The regulator lists the recordings in the archive, then, for each
recording, it determines how much data to retain based its root
DataRetentionPolicy.
The DataRetentionPolicy is typically a tree of policies, which forms a
coherent strategy for data retention. A policy can be a leaf policy,
such as RetainLengthPolicy, or a composite policy, such as
RetainMaxOfPolicy.
The job of a policy is to determine how much data to retain for a
recording. Given a recording’s metadata, when
DataRetentionRegulator#evaulate is called, it must decide the
following:
-
Whether the policy applies to the recording, e.g., by matching the recording’s channel URI fragment, stream ID, etc.
-
Returning
nullmeans the policy does not apply.
-
-
Whether to adjust the start position of the recording, i.e., whether to detach segments.
-
Whether to delete segments.
-
Whether to delete the entire recording.
These decisions are reflected in the RecordingExtentInstruction
returned by the policy.
The regulator then applies the instructions to the recording, which may
involve detaching segments, deleting segments, or purging the entire
recording.

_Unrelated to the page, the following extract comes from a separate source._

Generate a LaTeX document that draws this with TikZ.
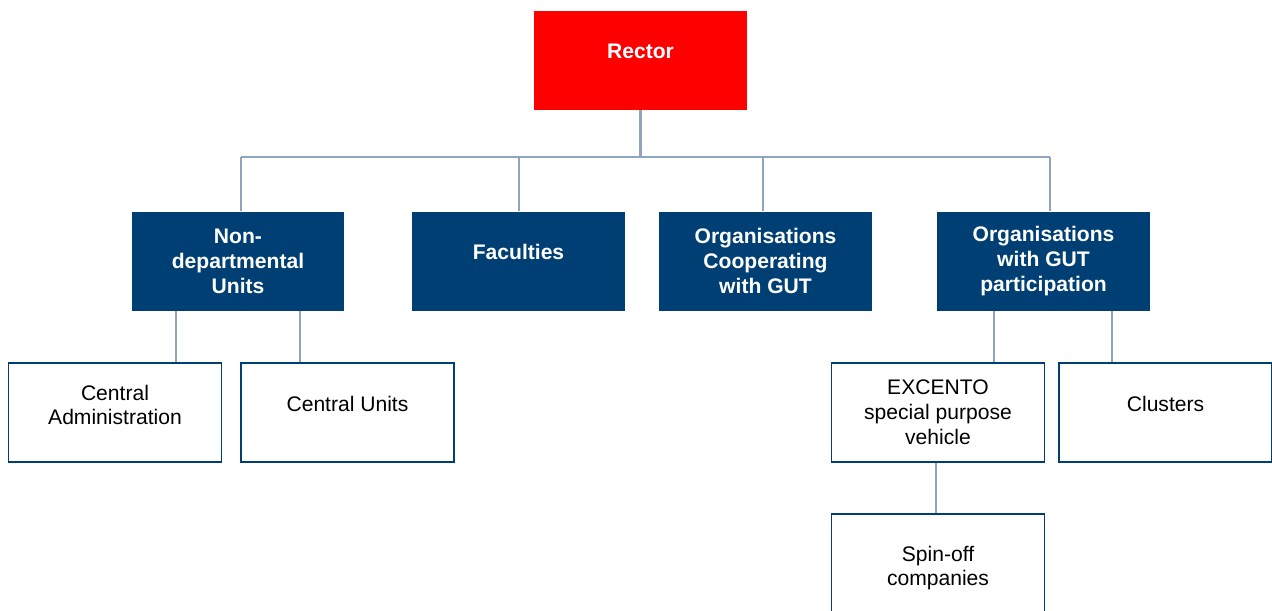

If the policy doesn’t apply to the recording, i.e., when the
policy returns null, the regulator will keep the recording as is.
Backing up segment files
Prior to deleting segments or purging an entire recording, the regulator
will back up segment files using the SegmentFileBackingUpStrategy
supplied in its Context. The default strategy is to perform no backing
up. A custom strategy can be provided to back up segment files to a
different location, e.g., to a cloud storage service.
If backing up fails to complete immediately, e.g., the strategy throws
an exception or returns false to indicate that backing up is
asynchronous and has not yet completed, the regulator will not proceed
with deleting segments or purging the recording. When the regulator is
run again, assuming the root policy still says the segment should be
deleted, the regulator will attempt to back up the segment file again.
Performing a "dry run"
The regulator can be run in "dry run" mode, where it will not actually delete any data, but will log what it would have done. This can be useful for testing policies.
To run in "dry run" mode, set the system property
aeron.data.retention.dry.run to true, programmatically set
DataRetentionRegulator.Context#dryRunListener, or call
DataRetentionRegulator#executeDryRun with a DryRunListener.